# THE REQUEST
Using the records that follow, reproduce exactly the lines starting at the line containing "Emit a Python" and ending at the line containing "import numpy as np". Include both end lines and no pictures.
⁂
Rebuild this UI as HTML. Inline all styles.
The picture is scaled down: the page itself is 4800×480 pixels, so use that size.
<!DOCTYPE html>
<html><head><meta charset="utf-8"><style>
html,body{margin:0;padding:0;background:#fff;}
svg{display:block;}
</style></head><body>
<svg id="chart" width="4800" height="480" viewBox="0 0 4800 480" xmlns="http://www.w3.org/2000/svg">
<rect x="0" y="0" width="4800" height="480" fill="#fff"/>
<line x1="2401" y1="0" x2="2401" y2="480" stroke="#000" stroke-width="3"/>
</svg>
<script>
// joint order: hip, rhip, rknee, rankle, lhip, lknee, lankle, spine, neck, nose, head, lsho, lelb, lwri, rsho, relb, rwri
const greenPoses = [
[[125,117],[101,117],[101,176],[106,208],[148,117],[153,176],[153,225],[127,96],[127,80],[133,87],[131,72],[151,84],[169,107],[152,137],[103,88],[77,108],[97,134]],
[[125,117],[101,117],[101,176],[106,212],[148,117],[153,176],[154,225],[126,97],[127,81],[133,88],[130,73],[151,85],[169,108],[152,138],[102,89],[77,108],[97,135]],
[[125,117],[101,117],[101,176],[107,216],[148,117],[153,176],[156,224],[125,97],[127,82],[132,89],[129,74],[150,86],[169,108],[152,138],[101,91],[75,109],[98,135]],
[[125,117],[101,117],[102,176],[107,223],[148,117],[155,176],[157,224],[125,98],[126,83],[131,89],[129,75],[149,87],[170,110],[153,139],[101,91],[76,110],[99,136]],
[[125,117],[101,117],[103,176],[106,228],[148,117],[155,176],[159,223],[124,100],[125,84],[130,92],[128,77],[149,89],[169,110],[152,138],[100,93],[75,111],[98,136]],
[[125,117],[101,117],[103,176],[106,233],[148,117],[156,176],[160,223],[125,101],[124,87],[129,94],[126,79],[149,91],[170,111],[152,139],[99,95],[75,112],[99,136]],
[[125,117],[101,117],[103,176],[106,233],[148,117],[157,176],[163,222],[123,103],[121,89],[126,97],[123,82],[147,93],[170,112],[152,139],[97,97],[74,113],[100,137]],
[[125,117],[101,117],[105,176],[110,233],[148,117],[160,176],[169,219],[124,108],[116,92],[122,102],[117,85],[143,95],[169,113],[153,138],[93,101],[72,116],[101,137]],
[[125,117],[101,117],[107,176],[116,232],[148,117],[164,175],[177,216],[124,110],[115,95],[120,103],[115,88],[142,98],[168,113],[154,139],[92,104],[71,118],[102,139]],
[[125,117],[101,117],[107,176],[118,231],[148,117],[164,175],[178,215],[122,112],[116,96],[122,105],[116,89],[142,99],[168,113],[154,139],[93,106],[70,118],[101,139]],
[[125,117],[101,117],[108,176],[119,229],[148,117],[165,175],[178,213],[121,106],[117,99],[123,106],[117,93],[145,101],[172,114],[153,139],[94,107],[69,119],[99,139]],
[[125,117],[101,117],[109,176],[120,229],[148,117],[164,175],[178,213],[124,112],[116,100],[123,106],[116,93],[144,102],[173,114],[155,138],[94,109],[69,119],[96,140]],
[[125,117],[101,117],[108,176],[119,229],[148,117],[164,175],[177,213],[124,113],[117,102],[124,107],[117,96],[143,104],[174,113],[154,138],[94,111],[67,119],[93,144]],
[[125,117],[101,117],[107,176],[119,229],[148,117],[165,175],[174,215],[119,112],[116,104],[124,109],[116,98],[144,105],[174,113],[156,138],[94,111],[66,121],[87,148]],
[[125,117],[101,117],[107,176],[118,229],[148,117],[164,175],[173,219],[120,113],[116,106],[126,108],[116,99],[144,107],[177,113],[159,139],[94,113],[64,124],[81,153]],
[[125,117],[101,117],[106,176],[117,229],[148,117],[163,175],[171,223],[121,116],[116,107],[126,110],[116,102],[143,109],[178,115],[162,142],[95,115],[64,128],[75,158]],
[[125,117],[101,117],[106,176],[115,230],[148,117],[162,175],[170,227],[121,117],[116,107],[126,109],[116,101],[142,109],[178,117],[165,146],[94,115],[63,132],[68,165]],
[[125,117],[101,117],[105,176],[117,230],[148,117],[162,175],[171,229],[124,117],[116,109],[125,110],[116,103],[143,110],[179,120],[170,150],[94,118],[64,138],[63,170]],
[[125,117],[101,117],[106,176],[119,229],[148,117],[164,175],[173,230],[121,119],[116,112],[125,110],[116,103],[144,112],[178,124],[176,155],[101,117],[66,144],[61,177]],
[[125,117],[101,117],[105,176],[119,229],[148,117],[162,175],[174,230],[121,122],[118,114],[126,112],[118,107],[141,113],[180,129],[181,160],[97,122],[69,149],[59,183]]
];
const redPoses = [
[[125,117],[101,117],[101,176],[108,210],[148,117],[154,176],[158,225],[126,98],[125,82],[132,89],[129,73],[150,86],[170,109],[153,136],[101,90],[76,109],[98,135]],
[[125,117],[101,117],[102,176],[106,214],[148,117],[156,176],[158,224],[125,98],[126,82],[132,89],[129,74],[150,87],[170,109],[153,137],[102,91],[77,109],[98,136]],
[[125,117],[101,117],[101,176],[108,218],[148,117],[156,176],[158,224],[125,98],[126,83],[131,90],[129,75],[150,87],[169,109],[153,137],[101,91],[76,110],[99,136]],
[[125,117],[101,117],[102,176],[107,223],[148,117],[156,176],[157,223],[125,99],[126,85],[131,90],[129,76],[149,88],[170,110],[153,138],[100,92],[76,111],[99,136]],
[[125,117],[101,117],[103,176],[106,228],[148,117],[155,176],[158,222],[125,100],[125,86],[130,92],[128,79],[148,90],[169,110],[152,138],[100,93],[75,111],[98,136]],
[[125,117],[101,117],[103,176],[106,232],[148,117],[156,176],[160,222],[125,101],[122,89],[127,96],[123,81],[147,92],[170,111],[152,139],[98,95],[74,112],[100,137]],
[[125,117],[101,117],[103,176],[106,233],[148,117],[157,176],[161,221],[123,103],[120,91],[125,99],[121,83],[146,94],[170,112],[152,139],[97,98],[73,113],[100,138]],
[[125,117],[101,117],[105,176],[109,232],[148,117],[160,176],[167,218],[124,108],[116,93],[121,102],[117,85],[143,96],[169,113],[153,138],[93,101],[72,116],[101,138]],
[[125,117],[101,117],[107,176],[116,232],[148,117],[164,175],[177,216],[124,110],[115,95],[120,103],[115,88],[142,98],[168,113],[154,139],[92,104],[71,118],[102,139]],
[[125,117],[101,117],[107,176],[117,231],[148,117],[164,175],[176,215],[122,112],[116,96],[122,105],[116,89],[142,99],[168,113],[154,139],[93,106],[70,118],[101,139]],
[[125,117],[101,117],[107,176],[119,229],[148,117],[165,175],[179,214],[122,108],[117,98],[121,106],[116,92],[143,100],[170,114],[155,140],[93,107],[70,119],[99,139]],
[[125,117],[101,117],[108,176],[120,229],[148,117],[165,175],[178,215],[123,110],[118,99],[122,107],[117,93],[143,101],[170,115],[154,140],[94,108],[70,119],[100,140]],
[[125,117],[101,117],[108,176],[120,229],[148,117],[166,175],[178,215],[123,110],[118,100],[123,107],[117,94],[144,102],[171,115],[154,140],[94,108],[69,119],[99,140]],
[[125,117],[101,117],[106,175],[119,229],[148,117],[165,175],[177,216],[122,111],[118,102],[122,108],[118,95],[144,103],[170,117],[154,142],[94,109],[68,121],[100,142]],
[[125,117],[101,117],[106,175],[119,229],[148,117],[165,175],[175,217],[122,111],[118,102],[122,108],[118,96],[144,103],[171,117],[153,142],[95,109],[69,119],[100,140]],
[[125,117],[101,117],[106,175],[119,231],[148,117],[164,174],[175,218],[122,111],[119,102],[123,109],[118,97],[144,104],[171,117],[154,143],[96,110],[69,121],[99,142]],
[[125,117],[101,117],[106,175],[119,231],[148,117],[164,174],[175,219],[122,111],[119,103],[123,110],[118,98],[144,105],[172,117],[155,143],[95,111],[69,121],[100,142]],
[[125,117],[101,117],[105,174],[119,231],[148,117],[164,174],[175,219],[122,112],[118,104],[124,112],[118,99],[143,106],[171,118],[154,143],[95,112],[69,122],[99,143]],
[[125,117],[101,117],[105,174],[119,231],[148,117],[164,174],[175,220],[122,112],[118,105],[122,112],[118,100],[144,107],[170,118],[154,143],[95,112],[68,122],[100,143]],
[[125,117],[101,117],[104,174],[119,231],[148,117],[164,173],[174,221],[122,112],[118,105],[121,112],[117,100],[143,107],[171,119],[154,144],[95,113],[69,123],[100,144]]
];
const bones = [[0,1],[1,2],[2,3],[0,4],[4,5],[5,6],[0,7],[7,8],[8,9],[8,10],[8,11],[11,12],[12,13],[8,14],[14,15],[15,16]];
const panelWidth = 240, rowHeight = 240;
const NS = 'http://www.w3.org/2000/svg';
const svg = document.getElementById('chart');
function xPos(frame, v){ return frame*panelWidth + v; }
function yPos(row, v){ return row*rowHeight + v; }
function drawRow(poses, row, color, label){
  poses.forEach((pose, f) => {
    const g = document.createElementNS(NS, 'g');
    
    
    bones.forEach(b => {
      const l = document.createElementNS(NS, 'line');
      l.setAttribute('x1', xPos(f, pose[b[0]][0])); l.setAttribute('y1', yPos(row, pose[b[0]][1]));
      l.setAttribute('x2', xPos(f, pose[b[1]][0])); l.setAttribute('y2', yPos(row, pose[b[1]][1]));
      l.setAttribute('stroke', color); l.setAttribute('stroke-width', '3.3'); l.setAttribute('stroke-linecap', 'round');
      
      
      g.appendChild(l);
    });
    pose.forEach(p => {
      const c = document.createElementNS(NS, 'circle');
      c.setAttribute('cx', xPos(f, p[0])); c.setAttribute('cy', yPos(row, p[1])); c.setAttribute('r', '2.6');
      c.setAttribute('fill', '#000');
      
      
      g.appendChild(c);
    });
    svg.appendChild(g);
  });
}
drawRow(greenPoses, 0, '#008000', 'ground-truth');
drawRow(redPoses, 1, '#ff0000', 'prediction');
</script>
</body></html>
⁂
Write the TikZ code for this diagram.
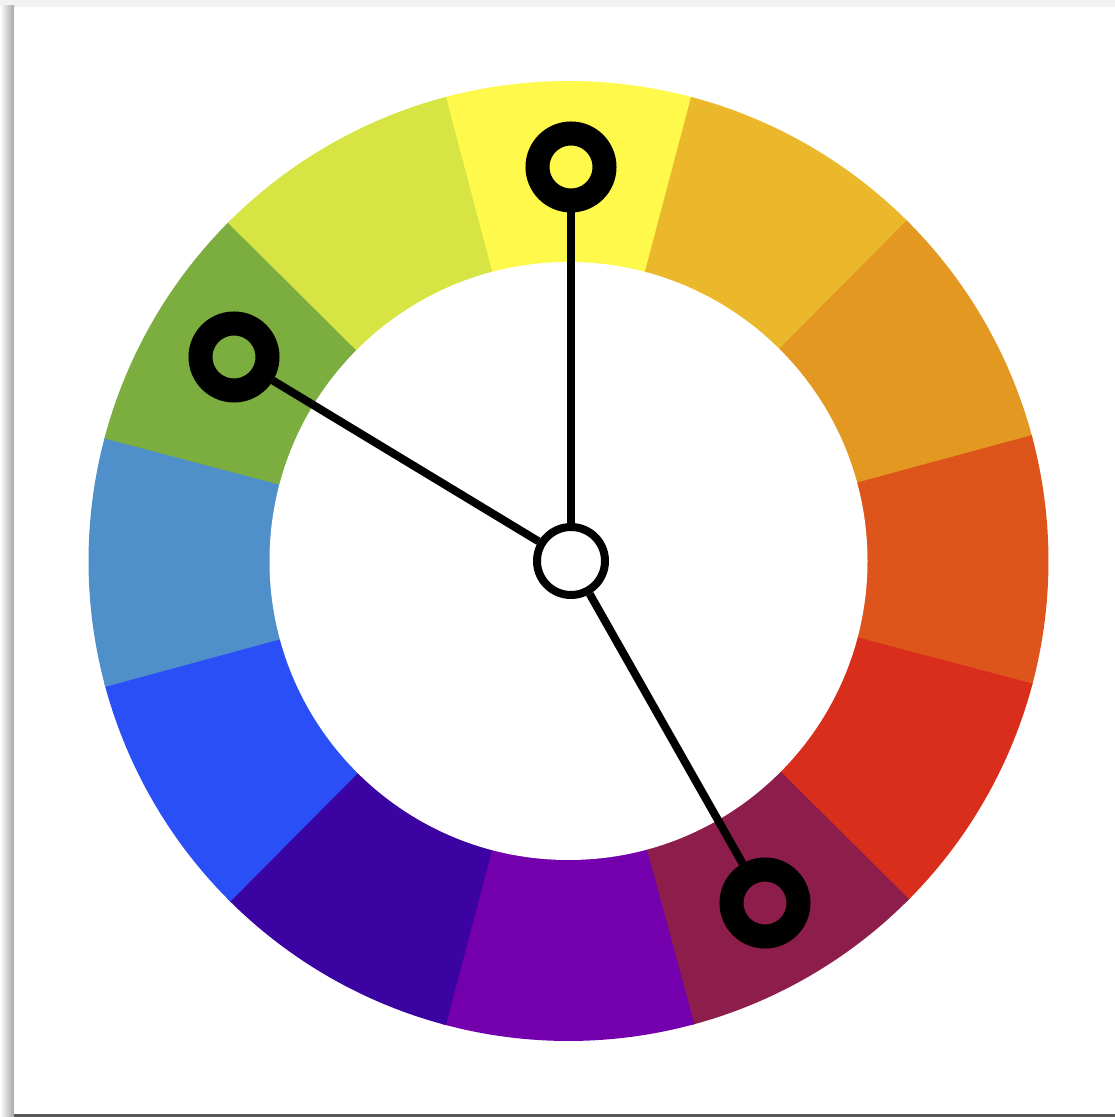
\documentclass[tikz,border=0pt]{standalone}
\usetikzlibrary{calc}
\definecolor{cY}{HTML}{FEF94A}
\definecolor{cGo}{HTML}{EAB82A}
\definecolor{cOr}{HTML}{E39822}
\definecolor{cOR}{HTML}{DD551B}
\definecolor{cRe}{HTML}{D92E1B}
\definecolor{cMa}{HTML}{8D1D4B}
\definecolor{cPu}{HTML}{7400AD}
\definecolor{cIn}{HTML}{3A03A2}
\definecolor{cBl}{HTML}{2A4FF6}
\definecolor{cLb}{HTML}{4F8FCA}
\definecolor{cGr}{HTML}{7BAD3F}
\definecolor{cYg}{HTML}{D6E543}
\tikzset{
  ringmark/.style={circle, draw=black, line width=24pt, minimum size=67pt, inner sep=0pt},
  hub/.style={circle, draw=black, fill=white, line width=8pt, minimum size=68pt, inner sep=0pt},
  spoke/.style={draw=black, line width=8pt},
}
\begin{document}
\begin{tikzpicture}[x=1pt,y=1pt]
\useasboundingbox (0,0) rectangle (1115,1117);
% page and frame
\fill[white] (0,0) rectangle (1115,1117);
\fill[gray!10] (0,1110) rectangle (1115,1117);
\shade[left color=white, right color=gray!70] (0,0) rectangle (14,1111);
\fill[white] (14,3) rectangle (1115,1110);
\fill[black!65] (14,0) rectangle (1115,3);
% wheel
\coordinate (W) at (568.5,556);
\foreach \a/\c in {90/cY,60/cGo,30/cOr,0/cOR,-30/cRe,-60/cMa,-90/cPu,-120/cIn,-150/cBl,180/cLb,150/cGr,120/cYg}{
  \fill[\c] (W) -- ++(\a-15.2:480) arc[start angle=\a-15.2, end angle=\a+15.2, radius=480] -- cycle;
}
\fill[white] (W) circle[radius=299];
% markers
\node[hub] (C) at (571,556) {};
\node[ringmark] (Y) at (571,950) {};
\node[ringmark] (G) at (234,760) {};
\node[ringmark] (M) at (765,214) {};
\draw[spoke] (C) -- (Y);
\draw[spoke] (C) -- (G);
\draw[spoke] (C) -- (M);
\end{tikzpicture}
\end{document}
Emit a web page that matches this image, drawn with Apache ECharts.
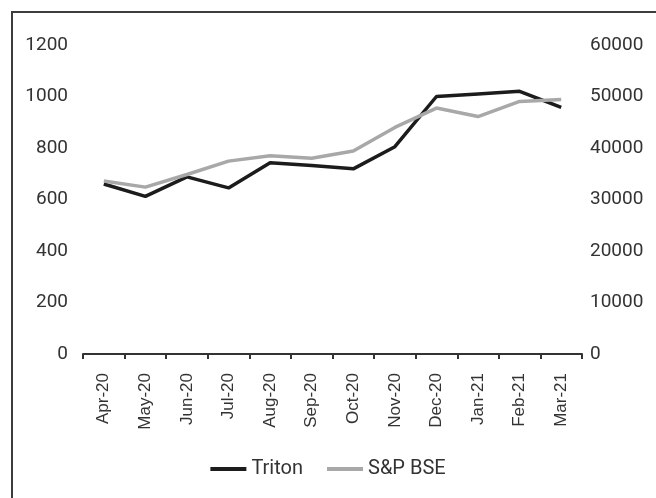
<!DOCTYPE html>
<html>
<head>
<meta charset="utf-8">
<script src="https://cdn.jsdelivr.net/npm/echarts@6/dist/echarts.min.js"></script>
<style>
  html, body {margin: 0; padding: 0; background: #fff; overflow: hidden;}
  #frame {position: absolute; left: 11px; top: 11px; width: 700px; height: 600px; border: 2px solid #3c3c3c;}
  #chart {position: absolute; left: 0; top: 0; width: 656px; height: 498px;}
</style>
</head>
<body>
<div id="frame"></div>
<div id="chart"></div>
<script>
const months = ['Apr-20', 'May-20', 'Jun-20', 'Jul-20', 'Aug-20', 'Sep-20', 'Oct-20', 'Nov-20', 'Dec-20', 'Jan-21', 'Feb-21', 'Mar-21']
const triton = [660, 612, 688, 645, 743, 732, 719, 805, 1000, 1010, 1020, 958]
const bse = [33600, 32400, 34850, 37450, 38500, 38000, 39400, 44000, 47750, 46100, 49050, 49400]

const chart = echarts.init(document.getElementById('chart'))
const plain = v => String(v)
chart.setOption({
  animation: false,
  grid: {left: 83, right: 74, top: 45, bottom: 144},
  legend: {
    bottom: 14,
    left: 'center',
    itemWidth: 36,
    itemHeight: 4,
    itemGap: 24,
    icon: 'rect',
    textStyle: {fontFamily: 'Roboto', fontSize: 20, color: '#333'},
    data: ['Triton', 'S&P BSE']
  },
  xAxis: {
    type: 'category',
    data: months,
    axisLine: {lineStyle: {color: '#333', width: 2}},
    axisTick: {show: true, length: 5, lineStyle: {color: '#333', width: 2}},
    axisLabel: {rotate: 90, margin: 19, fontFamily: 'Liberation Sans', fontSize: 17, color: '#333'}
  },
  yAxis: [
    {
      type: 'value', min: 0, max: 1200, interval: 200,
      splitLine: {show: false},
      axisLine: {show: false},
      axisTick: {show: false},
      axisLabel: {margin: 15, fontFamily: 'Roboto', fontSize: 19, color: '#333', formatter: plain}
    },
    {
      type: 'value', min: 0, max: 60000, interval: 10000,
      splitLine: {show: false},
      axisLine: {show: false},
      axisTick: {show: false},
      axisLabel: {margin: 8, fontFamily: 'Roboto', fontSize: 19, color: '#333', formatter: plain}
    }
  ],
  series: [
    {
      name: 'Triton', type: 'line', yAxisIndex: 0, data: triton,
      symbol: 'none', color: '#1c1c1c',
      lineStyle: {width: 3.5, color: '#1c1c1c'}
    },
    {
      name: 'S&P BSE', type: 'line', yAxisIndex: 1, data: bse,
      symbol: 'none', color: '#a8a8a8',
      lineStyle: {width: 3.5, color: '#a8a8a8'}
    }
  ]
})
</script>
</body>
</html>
⁂
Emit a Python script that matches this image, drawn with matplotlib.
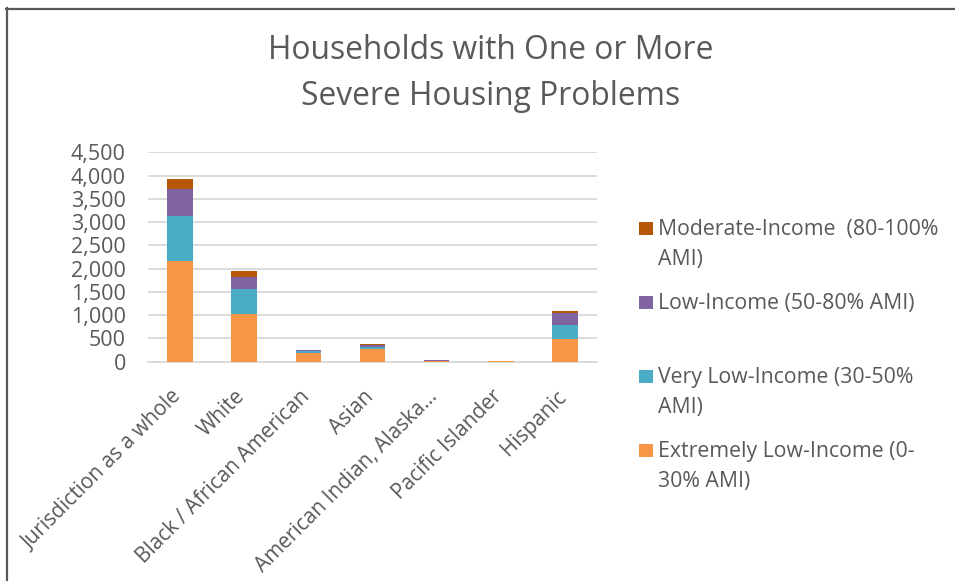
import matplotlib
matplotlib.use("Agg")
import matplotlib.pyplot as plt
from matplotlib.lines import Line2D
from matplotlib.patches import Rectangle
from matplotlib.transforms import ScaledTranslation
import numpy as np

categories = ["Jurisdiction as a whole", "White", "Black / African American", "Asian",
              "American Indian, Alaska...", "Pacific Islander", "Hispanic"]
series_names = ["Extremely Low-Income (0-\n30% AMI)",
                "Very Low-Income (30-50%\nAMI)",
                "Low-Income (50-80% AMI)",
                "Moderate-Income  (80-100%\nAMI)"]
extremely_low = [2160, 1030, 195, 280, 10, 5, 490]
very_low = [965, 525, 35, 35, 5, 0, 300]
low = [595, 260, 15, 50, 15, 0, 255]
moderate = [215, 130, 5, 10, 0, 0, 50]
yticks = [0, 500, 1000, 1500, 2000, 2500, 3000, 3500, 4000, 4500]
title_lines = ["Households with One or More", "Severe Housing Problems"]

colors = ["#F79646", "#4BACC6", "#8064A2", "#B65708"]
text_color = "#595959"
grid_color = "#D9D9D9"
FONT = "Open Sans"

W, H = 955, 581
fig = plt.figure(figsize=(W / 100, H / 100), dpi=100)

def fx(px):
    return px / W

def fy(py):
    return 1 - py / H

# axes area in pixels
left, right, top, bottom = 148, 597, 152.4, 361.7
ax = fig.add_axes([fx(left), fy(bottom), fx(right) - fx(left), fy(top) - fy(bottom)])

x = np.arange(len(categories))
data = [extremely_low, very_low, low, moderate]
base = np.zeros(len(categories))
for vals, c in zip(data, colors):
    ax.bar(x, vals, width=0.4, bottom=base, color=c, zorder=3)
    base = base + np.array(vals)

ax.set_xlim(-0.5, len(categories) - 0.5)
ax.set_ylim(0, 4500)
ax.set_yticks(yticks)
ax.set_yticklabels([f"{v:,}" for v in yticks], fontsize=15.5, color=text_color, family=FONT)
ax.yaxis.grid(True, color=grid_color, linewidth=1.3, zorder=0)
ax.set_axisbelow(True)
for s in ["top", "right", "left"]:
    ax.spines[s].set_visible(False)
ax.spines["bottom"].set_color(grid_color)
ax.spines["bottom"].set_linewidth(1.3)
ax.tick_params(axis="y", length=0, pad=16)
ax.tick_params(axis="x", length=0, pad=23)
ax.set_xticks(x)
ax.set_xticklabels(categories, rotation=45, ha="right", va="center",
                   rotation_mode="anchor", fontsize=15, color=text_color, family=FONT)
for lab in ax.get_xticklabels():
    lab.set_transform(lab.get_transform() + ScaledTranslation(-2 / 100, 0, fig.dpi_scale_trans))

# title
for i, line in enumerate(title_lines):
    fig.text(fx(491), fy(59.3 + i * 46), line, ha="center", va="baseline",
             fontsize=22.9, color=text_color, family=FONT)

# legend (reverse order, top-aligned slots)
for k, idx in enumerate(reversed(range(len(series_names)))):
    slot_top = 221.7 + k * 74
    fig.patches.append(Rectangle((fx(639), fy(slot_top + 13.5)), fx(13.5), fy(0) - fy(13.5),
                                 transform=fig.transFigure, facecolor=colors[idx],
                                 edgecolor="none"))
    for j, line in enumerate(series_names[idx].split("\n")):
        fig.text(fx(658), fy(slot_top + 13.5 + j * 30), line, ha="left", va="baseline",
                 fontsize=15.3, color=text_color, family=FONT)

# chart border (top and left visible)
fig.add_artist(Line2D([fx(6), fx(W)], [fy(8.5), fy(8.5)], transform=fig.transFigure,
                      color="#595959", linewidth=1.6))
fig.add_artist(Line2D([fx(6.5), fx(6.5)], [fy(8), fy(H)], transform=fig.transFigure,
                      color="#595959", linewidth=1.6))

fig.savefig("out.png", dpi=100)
⁂
# THE OUTPUT
Emit a Python script that matches this image, drawn with matplotlib.
import matplotlib
matplotlib.use("Agg")
import matplotlib.pyplot as plt
from matplotlib.lines import Line2D
from matplotlib.patches import Rectangle
from matplotlib.transforms import ScaledTranslation
import numpy as np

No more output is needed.